140字プロレス鶴見辰吾ジラ

パーフェクトブルーの140字プロレス鶴見辰吾ジラのレビュー・感想・評価

パーフェクトブルー(1998年製作の映画)
4.7
【鏡よ、鏡…】

久々に唸った大傑作。
虚構vs現実。

童話で「鏡よ、鏡。世界で一番美しいのは誰?」と問いかけたら、自分でない女が答えとして映し出される話しがあったな…

本作は鏡やガラス、パソコン画面など反射するモノに翻弄される元女優、現女優のタマゴの物語。ダーレン・アロノフスキーの「ブラックスワン」に大きな影響を与えている作品。

実は今敏作品は本作の前に「パプリカ」を鑑賞したのだが、「パプリカ」の夢世界(大虚構)のエンターテイメント性をより初期のミニマルな形で見ることができる。先に「パプリカ」を見ていたことで構図は掴みやすくなり、異常に犯される日常の描写のキレ味の浸透率が高い気がした。

女優のタマゴとしての現在(現実)の自分と反射の世界にいる過去(虚構)の自分の対立という精神世界の陣取り合戦に加え、熱狂的ファンの影と襲撃、そして出演ドラマのストーリーが重なっていき、クライマックスへ向けて何が現実で何が虚構か?そしてどこまでが夢でどこからが本当なのか?自己の境界線が破壊されていく様は鬱屈しているが清々しいまでにスリラーだった。横山やすし・きよしコンビが忙しいときは、起きている時と寝ている時を超えて、「目の前が明るくなったり暗くなったりするだけだった。」という逸話を思い出した。
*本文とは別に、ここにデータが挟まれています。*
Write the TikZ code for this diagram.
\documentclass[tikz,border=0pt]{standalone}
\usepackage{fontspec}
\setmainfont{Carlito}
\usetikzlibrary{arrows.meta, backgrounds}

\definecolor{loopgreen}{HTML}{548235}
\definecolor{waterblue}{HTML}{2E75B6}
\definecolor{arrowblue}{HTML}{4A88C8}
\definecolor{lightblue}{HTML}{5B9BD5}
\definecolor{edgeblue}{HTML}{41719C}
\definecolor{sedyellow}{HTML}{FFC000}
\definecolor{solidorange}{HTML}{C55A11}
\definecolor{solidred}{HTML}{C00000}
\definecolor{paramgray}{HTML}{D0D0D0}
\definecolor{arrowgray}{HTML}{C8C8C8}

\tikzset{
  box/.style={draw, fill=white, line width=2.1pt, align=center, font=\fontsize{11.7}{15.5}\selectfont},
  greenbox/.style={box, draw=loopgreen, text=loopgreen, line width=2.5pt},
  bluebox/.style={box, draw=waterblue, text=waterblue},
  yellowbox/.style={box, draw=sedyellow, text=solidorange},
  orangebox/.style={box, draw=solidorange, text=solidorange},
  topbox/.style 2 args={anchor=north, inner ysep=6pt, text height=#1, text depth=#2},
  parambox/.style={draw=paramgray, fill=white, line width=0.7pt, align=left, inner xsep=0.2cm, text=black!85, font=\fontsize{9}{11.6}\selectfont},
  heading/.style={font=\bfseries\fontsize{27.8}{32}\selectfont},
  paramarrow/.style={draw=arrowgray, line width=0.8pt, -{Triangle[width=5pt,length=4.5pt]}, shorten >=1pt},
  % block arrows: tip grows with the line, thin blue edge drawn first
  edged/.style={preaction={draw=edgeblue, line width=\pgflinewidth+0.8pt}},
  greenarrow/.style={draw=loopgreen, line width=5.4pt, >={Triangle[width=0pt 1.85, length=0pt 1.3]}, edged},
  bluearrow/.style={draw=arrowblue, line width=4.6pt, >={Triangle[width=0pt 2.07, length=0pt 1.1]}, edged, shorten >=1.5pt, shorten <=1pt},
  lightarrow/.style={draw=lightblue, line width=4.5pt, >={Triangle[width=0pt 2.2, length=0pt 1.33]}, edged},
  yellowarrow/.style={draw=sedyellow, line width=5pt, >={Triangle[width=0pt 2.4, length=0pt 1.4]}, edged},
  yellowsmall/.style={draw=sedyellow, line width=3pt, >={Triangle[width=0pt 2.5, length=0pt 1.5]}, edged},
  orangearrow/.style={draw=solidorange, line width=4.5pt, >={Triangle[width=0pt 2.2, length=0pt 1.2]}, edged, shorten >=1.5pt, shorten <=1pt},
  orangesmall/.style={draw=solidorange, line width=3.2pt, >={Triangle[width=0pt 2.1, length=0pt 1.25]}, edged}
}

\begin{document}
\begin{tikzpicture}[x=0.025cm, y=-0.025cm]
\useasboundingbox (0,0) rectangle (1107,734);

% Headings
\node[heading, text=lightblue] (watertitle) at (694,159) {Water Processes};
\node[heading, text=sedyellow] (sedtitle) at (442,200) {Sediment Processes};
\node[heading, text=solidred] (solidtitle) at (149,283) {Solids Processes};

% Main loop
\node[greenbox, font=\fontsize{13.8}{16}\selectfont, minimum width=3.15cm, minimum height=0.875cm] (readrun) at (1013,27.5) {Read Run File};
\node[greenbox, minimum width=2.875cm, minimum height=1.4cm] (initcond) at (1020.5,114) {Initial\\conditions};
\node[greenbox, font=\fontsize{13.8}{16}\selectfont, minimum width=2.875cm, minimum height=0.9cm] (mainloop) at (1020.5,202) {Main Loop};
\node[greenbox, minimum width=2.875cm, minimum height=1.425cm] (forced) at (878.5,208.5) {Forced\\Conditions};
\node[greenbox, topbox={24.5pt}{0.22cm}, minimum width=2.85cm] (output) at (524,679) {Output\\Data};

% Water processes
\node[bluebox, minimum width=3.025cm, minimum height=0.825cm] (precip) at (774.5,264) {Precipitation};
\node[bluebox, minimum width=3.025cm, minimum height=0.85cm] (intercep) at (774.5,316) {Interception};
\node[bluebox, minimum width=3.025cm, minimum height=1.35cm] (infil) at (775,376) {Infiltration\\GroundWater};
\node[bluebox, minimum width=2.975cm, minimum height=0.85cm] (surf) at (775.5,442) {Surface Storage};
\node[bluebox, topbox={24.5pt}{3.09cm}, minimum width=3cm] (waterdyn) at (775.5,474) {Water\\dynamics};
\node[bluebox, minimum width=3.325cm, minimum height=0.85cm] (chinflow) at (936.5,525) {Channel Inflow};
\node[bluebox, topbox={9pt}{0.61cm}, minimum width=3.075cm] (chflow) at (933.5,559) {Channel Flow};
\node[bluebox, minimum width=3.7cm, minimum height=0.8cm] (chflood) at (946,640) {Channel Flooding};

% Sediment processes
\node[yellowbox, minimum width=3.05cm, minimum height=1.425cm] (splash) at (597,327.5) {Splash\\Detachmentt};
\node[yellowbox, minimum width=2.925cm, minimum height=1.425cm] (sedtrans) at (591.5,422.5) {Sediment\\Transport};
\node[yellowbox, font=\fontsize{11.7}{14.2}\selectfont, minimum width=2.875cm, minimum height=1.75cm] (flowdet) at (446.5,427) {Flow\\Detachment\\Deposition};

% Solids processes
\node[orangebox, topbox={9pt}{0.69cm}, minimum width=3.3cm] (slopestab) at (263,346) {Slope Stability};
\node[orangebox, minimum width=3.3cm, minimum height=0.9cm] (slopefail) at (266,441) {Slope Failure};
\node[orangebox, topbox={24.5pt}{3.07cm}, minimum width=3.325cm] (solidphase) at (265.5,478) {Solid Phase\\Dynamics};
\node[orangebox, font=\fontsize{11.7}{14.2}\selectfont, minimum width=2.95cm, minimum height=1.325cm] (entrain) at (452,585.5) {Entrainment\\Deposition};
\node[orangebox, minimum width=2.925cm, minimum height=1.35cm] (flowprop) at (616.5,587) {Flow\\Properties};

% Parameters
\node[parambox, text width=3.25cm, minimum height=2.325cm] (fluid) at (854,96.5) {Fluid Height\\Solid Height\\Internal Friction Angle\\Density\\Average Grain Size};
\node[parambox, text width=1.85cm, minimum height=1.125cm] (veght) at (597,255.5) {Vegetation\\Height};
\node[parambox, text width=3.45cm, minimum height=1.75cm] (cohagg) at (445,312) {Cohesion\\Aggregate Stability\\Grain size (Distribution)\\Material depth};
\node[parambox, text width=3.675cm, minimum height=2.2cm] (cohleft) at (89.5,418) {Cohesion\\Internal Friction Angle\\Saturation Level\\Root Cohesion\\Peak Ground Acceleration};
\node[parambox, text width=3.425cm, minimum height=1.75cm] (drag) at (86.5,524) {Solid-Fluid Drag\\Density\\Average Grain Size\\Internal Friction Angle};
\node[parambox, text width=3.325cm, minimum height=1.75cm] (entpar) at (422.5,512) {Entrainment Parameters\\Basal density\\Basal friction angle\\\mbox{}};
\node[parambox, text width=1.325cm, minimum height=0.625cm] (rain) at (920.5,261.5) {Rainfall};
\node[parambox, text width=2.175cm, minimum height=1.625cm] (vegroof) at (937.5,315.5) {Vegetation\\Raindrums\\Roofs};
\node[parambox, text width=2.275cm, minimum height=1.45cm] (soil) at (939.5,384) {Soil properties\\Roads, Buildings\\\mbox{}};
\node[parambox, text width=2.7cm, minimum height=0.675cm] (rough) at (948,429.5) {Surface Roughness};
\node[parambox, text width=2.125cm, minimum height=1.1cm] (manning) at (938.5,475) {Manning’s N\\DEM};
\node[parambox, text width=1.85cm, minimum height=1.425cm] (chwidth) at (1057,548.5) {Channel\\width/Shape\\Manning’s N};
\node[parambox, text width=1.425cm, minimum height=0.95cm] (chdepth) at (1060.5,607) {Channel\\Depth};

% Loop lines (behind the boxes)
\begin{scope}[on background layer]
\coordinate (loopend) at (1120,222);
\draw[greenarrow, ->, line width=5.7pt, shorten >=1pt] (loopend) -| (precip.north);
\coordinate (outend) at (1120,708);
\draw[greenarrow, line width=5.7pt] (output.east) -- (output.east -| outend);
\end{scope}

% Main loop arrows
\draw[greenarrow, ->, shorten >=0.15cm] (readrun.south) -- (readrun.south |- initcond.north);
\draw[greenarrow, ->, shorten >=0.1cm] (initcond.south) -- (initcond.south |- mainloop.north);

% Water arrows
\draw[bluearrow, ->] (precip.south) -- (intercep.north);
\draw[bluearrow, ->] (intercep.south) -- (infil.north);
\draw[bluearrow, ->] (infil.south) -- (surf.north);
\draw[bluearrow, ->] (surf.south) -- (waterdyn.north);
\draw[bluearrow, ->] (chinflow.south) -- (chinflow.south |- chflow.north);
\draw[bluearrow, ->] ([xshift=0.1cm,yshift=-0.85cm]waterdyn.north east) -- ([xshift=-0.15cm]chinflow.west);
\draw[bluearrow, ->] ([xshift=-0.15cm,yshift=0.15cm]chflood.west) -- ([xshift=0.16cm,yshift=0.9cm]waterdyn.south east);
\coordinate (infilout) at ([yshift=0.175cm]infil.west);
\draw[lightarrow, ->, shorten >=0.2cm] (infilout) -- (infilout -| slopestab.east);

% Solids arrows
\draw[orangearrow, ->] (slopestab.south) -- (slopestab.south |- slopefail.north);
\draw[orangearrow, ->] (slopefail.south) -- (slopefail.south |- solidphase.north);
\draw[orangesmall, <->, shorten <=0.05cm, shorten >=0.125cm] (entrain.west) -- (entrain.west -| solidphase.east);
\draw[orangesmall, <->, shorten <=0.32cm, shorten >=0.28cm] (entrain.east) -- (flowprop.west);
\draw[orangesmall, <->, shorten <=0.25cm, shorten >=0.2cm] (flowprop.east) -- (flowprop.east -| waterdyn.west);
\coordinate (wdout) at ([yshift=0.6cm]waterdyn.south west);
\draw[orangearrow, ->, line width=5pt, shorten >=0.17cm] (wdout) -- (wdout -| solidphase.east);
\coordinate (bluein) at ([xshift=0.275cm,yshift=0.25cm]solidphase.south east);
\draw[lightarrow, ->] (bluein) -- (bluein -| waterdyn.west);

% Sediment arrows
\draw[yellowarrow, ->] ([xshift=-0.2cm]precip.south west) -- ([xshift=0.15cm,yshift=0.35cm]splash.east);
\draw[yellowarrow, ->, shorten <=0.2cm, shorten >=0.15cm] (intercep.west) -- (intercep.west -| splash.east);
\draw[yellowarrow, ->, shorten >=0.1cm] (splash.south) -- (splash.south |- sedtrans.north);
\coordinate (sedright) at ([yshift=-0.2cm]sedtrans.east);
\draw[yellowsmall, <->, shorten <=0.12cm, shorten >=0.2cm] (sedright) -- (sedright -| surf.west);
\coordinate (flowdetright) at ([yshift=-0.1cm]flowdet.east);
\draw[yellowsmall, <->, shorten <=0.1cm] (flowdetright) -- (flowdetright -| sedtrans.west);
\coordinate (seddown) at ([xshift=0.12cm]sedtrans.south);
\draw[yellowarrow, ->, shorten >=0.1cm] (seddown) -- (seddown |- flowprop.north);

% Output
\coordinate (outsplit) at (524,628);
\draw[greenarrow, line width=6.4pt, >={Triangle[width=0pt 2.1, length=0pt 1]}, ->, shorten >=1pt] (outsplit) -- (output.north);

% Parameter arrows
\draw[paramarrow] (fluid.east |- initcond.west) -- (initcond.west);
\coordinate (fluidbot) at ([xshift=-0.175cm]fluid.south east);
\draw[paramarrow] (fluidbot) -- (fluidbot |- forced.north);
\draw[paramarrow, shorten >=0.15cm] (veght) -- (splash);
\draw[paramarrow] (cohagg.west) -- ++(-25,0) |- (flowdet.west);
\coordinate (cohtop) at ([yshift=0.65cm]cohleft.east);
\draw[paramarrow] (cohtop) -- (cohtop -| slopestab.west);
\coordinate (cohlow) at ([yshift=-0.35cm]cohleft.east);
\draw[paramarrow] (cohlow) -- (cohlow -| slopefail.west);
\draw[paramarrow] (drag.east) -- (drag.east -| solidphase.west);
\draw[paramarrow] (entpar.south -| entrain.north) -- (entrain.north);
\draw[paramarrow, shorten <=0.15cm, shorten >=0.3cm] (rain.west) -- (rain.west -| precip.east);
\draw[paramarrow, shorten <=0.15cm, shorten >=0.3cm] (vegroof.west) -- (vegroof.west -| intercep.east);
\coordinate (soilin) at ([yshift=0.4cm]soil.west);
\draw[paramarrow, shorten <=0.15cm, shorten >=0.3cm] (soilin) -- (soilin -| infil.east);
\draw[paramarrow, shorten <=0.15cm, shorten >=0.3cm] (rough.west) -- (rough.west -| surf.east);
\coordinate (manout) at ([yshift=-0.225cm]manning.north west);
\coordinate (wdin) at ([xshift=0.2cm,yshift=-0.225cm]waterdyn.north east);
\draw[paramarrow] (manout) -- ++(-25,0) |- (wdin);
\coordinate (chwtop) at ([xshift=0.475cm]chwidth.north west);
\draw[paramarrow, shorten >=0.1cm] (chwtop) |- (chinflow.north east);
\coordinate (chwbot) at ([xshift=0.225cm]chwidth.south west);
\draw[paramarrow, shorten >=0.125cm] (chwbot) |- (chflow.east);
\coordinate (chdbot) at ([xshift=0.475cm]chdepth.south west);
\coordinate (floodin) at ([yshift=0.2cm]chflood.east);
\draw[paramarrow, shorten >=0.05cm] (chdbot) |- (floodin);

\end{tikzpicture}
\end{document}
ストーリーのヒントやむしろ答えは常にドラマの脚本や虚構側のサイドに存在し、自分自身の形が破壊されていく脆さが悪いのではなく、本来“自己“の価値は他人を介し反射した評価によるものでは?と思えてくる。

何度も恐怖を覚えるもベッドで目を覚ましたり、目を覚ませばまた虚構側だったりと純粋に恐怖が纏わり付く中で、しっかりとサスペンスとしてストーカーという視点を置くことによって、ストーリーの分解状態を引き起こさずゴールが用意されているので、破綻しているとさじを投げるエンディングでもないのが良い。

「鏡よ、鏡。」と問う側の精神的軋轢と、「女王様!」と狂信者側に潜む者、そして「成り代わり」というキーを配置した上で決着戦のアクションは娯楽的にもスリラー的にも良かった。

ラストは、脆い者と強固となった者の構図、そして「タクシードライバー」を見てトラヴィスを拒絶できないと考える者から見ると整理のついた決着だった。